Audience: General Public
Difficulty: Medium
Publisher: Oxford University Press
Published: 2021
Pages: 320

In this extremely important and timely discussion, Edward Watts tells the history of Rome through a "dangerous idea": the narrative of Rome's decline and fall. Watts's book offers a much-needed warning to all history readers against using a "decline" narrative as the framework for modern society. The narrative of "decline" was often used as a scapegoat for programs in the Roman Empire that led to losses of life, liberty, and happiness.

In the book's Introduction, Edward Watts sets out his premise clearly. Roman politicians grew their power by destabilizing the present conditions of their society. As Watts points out, when trying to restore Rome, politicians often violated certain populations by targeting them as obstacles that prevented Rome from restoration in the face of a major challenge.
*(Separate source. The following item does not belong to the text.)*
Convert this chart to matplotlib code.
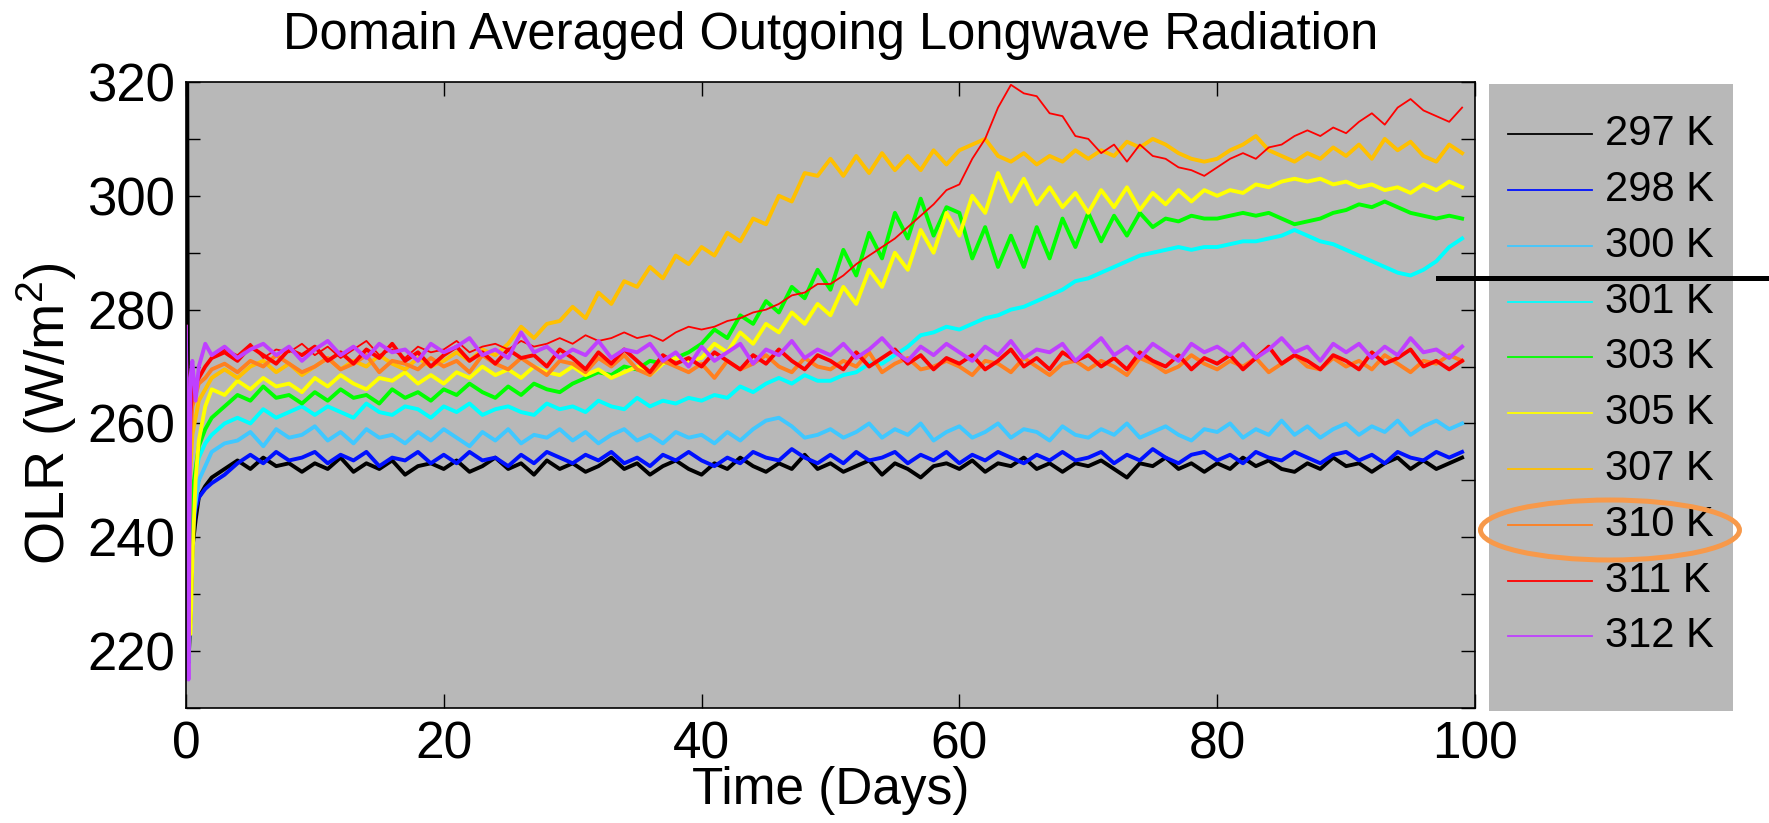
import matplotlib
matplotlib.use("Agg")
import matplotlib.pyplot as plt
from matplotlib.lines import Line2D
from matplotlib.patches import Ellipse
from matplotlib.ticker import MultipleLocator

plt.rcParams['font.family'] = ['Liberation Sans', 'DejaVu Sans']
plt.rcParams['mathtext.fontset'] = 'custom'
plt.rcParams['mathtext.rm'] = 'Liberation Sans'

# time axis (days): a few samples in the first day, then one per day
t_early = [0, 0.1, 0.2, 0.35, 0.5, 0.75, 1.0, 1.5]
t_daily = list(range(2, 100))
time_days = t_early + t_daily

labels = ['297 K', '298 K', '300 K', '301 K', '303 K',
          '305 K', '307 K', '310 K', '311 K', '312 K']
colors = ['#000000', '#0010FF', '#40C8FF', '#00FFFF', '#00FF00',
          '#FFFF00', '#FFC000', '#FF8020', '#FF0000', '#BF40FF']

# domain averaged OLR (W/m2)
olr_297 = [325, 322, 218, 226, 238, 243, 247, 249,
           250.5, 252, 253.5, 252, 254, 252.5, 253, 251.5,
           253, 252, 254, 251.5, 253, 252, 253.5, 251, 252.5, 253,
           252, 253.5, 251.5, 252.5, 254, 252, 253, 251, 253.5, 252,
           253, 251.5, 252.5, 254, 252, 253, 251, 252.5, 253.5, 252,
           251, 253, 252, 254, 252.5, 251.5, 253, 252, 254.5, 252,
           253, 251.5, 252.5, 253.5, 251, 253, 252, 250.5, 252.5, 253,
           252, 253.5, 251.5, 253, 252.5, 254, 252, 253, 251.5, 253,
           252.5, 253.5, 252, 250.5, 253, 252.5, 254, 252, 253, 251.5,
           253, 252, 254, 252.5, 253.5, 252, 251.5, 253, 252, 254,
           252.5, 253, 251.5, 253, 254, 252, 253.5, 252, 253, 254]

olr_298 = [270, 220, 222, 232, 240, 245, 247, 248.5,
           249.5, 251, 253, 254.5, 253, 255, 253.5, 254,
           255, 253, 254.5, 253.5, 255, 252.5, 254, 253.5, 255, 253,
           254.5, 253, 255, 253.5, 254, 252.5, 254.5, 253, 255, 254,
           253, 254.5, 253.5, 255, 253, 254, 252.5, 254.5, 253.5, 255,
           253.5, 252.5, 254, 253, 255, 254, 253.5, 255.5, 254, 253,
           254.5, 253, 255, 253.5, 254, 255, 253, 254.5, 253.5, 255,
           253, 254.5, 253.5, 255, 254, 253, 254.5, 253.5, 255, 253.5,
           254, 255, 253, 254.5, 253.5, 255.5, 254, 253, 254.5, 255,
           253.5, 254.5, 253, 255, 254, 253.5, 255, 254, 253, 254.5,
           255, 253.5, 254.5, 253, 255, 254, 253.5, 255, 254, 255]

olr_300 = [272, 225, 218, 230, 242, 246, 250, 252.5,
           255, 256.5, 257, 258.5, 256, 259, 257.5, 258,
           259.5, 257, 258.5, 256.5, 259, 257.5, 258, 256.5, 258.5, 257,
           259, 257.5, 256, 258.5, 257, 259, 256.5, 258, 257.5, 259,
           257, 258.5, 256.5, 258, 259, 257, 258, 256.5, 258.5, 257.5,
           258, 256.5, 258.5, 257, 259, 260.5, 261, 259.5, 257.5, 258,
           259, 257.5, 258.5, 260, 257.5, 259, 258, 260, 257, 258.5,
           259.5, 257.5, 258.5, 260, 257.5, 259, 258.5, 257, 259.5, 258,
           257.5, 259, 258, 260, 257.5, 258.5, 259.5, 258, 257, 259,
           258.5, 260, 257.5, 259, 258, 260.5, 258, 259.5, 257.5, 259,
           260, 258, 259.5, 258.5, 260.5, 258, 259.5, 260.5, 259, 260]

olr_301 = [273, 226, 222, 235, 248, 251, 254, 256.5,
           258, 260, 261, 260, 262.5, 261, 262, 263,
           261.5, 263, 262, 261, 263.5, 262, 261.5, 263, 262.5, 261,
           263, 262, 263.5, 261.5, 262.5, 263, 262, 261.5, 263.5, 262.5,
           263, 262, 264, 263, 262.5, 264.5, 263, 264, 263.5, 264.5,
           264, 265, 264.5, 266.5, 265.5, 267, 268, 267, 268.5, 267.5,
           267.5, 268.5, 269, 270.5, 270.5, 272, 273.5, 275.5, 276, 277,
           276.5, 277.5, 278.5, 279, 280, 280.5, 281.5, 282.5, 283.5, 285,
           285.5, 286.5, 287.5, 288.5, 289.5, 290, 290.5, 291, 290.5, 291,
           291, 291.5, 292, 292, 292.5, 293, 294, 293, 292, 291.5,
           290.5, 289.5, 288.5, 287.5, 286.5, 286, 287, 288.5, 291, 292.5]

olr_303 = [274, 228, 224, 238, 248, 252, 256, 259,
           261, 263, 265, 264, 266.5, 264.5, 265, 263.5,
           265.5, 264, 266, 264.5, 265, 263.5, 266, 264.5, 265.5, 264,
           266, 265, 267, 265.5, 264.5, 266.5, 265, 267, 266, 265.5,
           267, 268, 269, 268.5, 270, 269.5, 271, 270.5, 271.5, 272.5,
           274, 276.5, 275, 279, 277.5, 281.5, 279.5, 284, 282, 287,
           283.5, 290.5, 286, 293.5, 289, 297, 292.5, 299.5, 293, 298,
           297, 289, 294.5, 287.5, 293, 287.5, 294.5, 289, 296, 291,
           297, 292, 296.5, 293, 297, 294.5, 296, 295.5, 296.5, 296,
           296, 296.5, 297, 296.5, 297, 296, 295, 295.5, 296, 297,
           297.5, 298.5, 298, 299, 298, 297, 296.5, 296, 296.5, 296]

olr_305 = [275, 230, 224, 223, 236, 250, 257, 263,
           266, 265, 267.5, 266, 268, 266.5, 267, 265.5,
           268, 266.5, 268.5, 267, 266, 268, 267.5, 269, 267, 268.5,
           267, 269, 268, 270, 268.5, 269.5, 268, 270, 269, 268.5,
           270, 268.5, 269.5, 268, 269, 270, 268.5, 270.5, 271.5, 271,
           271.5, 274, 272.5, 276, 274, 277.5, 276, 279.5, 277.5, 281,
           279, 284, 281, 287, 284, 290, 287, 294, 290, 297,
           293, 300, 297, 304, 299, 303, 298.5, 301.5, 298, 300.5,
           297, 301, 298, 301.5, 297.5, 300.5, 298.5, 301, 299, 301,
           300, 301, 300.5, 302, 301.5, 302.5, 303, 302.5, 303, 302,
           302.5, 301.5, 302, 301, 301.5, 300.5, 302, 301, 302.5, 301.5]

olr_307 = [276, 232, 240, 252, 258, 261, 264, 266,
           268, 269.5, 268, 270, 271, 269, 270.5, 268.5,
           270, 271.5, 269.5, 271, 270, 272, 270.5, 269.5, 271.5, 270,
           271, 272.5, 271, 273, 272, 274, 277, 275, 277.5, 278,
           280.5, 278.5, 283, 281, 285, 284, 287.5, 285.5, 289.5, 288,
           291, 289.5, 293.5, 292, 296, 295, 300, 299, 304, 303.5,
           306.5, 303.5, 307, 304, 307.5, 304.5, 307, 304.5, 308, 305.5,
           308, 309, 310, 307, 306, 307.5, 305.5, 307, 306, 308,
           306.5, 308, 307, 309.5, 308.5, 310, 309, 307.5, 306.5, 306,
           306.5, 308, 309, 310.5, 308, 307, 306, 307.5, 306.5, 308.5,
           307, 309, 306.5, 310, 308, 309.5, 307, 306, 309, 307.5]

olr_310 = [276, 235, 245, 258, 263, 265, 267, 268,
           269.5, 270.5, 269, 271, 270, 272, 270.5, 269,
           270, 271.5, 269.5, 270.5, 272, 269, 271, 270.5, 269.5, 271.5,
           270, 271, 269, 272, 270.5, 269.5, 271.5, 270, 268.5, 271,
           270.5, 269, 271.5, 270, 272, 269.5, 268.5, 271, 270, 269,
           270.5, 268, 271, 269.5, 270.5, 272, 270, 269, 271.5, 270,
           269.5, 271, 270, 272.5, 269, 270.5, 271.5, 269.5, 270, 271,
           270, 268.5, 271, 270.5, 269, 271.5, 270, 268.5, 270.5, 271,
           269.5, 271, 270, 268.5, 271.5, 270.5, 269, 270, 272, 270.5,
           269.5, 271, 270, 271.5, 269, 270.5, 272, 270, 269.5, 271.5,
           270, 271, 269.5, 272, 270.5, 269, 271, 270.5, 272, 271]

olr_311 = [277, 238, 250, 262, 266, 267, 268, 270,
           271.5, 272.5, 271, 273.5, 272, 270.5, 273, 272,
           273.5, 271, 272.5, 270.5, 273, 271.5, 274, 271, 272.5, 270,
           272, 273.5, 271, 272.5, 270.5, 273, 271.5, 272, 270, 273,
           271.5, 269.5, 272.5, 270.5, 273, 271, 269, 272, 270.5, 271.5,
           270, 272.5, 271, 269.5, 272, 270.5, 273, 271, 269.5, 272,
           271, 269.5, 272.5, 270, 271.5, 273, 270.5, 272, 269.5, 271.5,
           270.5, 272, 269.5, 271, 273, 270, 271.5, 269.5, 272.5, 271,
           272, 270, 271.5, 269.5, 272.5, 271, 270, 272, 269.5, 271.5,
           270.5, 272, 269.5, 271.5, 273.5, 270.5, 272, 271, 269.5, 272,
           271, 269.5, 272.5, 270.5, 271.5, 273, 270, 271, 269.5, 271]

# second red run (thin line) that warms up after day 30
olr_311_run2 = [277, 238, 250, 262, 266, 267, 268, 270,
                271.5, 273, 272, 274, 271.5, 273, 272.5, 274,
                272, 273.5, 271.5, 273, 274.5, 272, 273, 271.5, 273.5, 272.5,
                273, 274.5, 272.5, 273.5, 274, 273, 274.5, 273.5, 274, 275,
                274, 275.5, 274.5, 275, 276, 275, 275.5, 274.5, 276, 277,
                276.5, 277, 278, 278.5, 279.5, 280, 281, 282.5, 283, 284.5,
                284.5, 286, 288, 289.5, 291, 292.5, 294.5, 296.5, 298.5, 301,
                302, 306.5, 310, 315.5, 319.5, 318, 317.5, 314.5, 314, 310.5,
                310, 307.5, 309, 306, 309, 307, 306.5, 305, 304.5, 303.5,
                305, 306.5, 307.5, 306.5, 308.5, 309, 310.5, 311.5, 310.5, 312,
                311, 313, 314.5, 312.5, 315.5, 317, 315, 314, 313, 315.5]

olr_312 = [277, 250, 215, 268, 271, 264, 270, 274,
           272, 273.5, 271.5, 273, 274, 272, 273.5, 271,
           273, 274.5, 272, 273.5, 271.5, 274, 272.5, 273, 271, 274,
           272.5, 273.5, 275, 272, 273, 271.5, 276, 272.5, 273.5, 271.5,
           273, 272, 274.5, 271.5, 273, 272.5, 274, 271, 272.5, 270,
           273.5, 271, 272.5, 274, 270.5, 273, 272, 274.5, 271.5, 273,
           272, 274, 271.5, 273, 275, 272.5, 271, 273.5, 272, 274,
           272.5, 271, 273.5, 272, 274.5, 271.5, 273, 272.5, 274, 271,
           273, 275, 272, 273.5, 271.5, 274, 272.5, 271, 274, 272.5,
           273.5, 272, 274, 271.5, 273, 275, 272.5, 273.5, 271, 274,
           272.5, 274, 271.5, 273.5, 272, 275, 272.5, 273, 271.5, 273.5]

series = [olr_297, olr_298, olr_300, olr_301, olr_303,
          olr_305, olr_307, olr_310, olr_311, olr_312]

GRAY = '#B8B8B8'

fig = plt.figure(figsize=(17.69, 8.23), dpi=100)
ax = fig.add_axes([0.1051, 0.1397, 0.7287, 0.7607])
ax.set_facecolor(GRAY)

for i, (vals, col) in enumerate(zip(series, colors)):
    ax.plot(time_days, vals, color=col, lw=2.8)
    if labels[i] == '311 K':
        ax.plot(time_days, olr_311_run2, color=col, lw=1.3)

ax.set_xlim(0, 100)
ax.set_ylim(210, 320)
ax.xaxis.set_major_locator(MultipleLocator(20))
ax.yaxis.set_major_locator(MultipleLocator(20))
ax.yaxis.set_minor_locator(MultipleLocator(10))
ax.tick_params(which='both', direction='in', length=10, width=1,
               top=True, right=True, colors='black')
ax.tick_params(axis='x', labelsize=37, pad=9)
ax.tick_params(axis='y', labelsize=38, pad=8)
for sp in ax.spines.values():
    sp.set_linewidth(1.2)

ax.set_xlabel('Time (Days)', fontsize=37)
ax.xaxis.set_label_coords(0.5, -0.092)
ax.set_ylabel(r'OLR (W/m$^\mathregular{2}$)', fontsize=40)
ax.yaxis.set_label_coords(-0.083, 0.47)

fig.text(0.4694, 0.941, 'Domain Averaged Outgoing Longwave Radiation',
         ha='center', va='baseline', fontsize=36.5)

# legend panel
lax = fig.add_axes([0.8417, 0.1361, 0.1379, 0.7618])
lax.set_facecolor(GRAY)
lax.set_xlim(0, 1)
lax.set_ylim(0, 1)
lax.set_xticks([])
lax.set_yticks([])
for sp in lax.spines.values():
    sp.set_visible(False)
for i, (lab, col) in enumerate(zip(labels, colors)):
    yy = 0.920 - i * 0.089
    lax.plot([0.078, 0.422], [yy, yy], color=col, lw=1.3)
    lax.text(0.475, yy, lab, fontsize=30, va='center', ha='left')

# annotations: highlight ellipse around 310 K and the horizontal marker
fig.add_artist(Ellipse((0.9101, 0.3560), 0.1464, 0.0729,
                       transform=fig.transFigure, fill=False,
                       ec='#F7994A', lw=3.6))
fig.add_artist(Line2D([0.8129, 1.0], [0.6628, 0.6628],
                      transform=fig.transFigure, color='black', lw=3.6))

fig.savefig('out.png', dpi=100)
Watts warns the readers that this narrative of a dire challenge was, and is, a dangerous idea that, as it did in the past, could lead to violence today.

Watts warns the readers that this narrative of a dire challenge was, and is, a dangerous idea that, as it did in the past, could lead to violence today.

The Eternal Decline and Fall of Rome contains 17 chapters. Chapters One and Two talk about how the growing wealth inequality in the Roman Empire during the 2nd century BCE first led to the narrative of Roman decline. Violence and expropriation were seen by many as the only solution to this inequity. These cycles of violence accelerated the death of the republican order. Augustus's monarchy soon followed. Chapter Four notes how the continuity of the dynasty made the propaganda under the Antonine emperors a difficult affair since they could not simply blame current problems upon their successors.

The inverse problem is explored in Chapters Five and Six. The quick turnover of emperors made the 3rd century CE propagandists present the time as especially dire, despite how the living conditions in the 3rd century remained fairly consistent to the 2nd century CE. This pitch of decline narratives led to the first wave of Christian persecutions, the destruction of local Roman autonomy in Syria and Gaul, and the increase in the Roman government's brittleness. Chapters Seven and Eight note that Constantine's successors abandoned his religious tolerance while the Roman military faced many disasters in the late 4th century CE. Both of them led to a period of harshness and intolerance in the imperial government.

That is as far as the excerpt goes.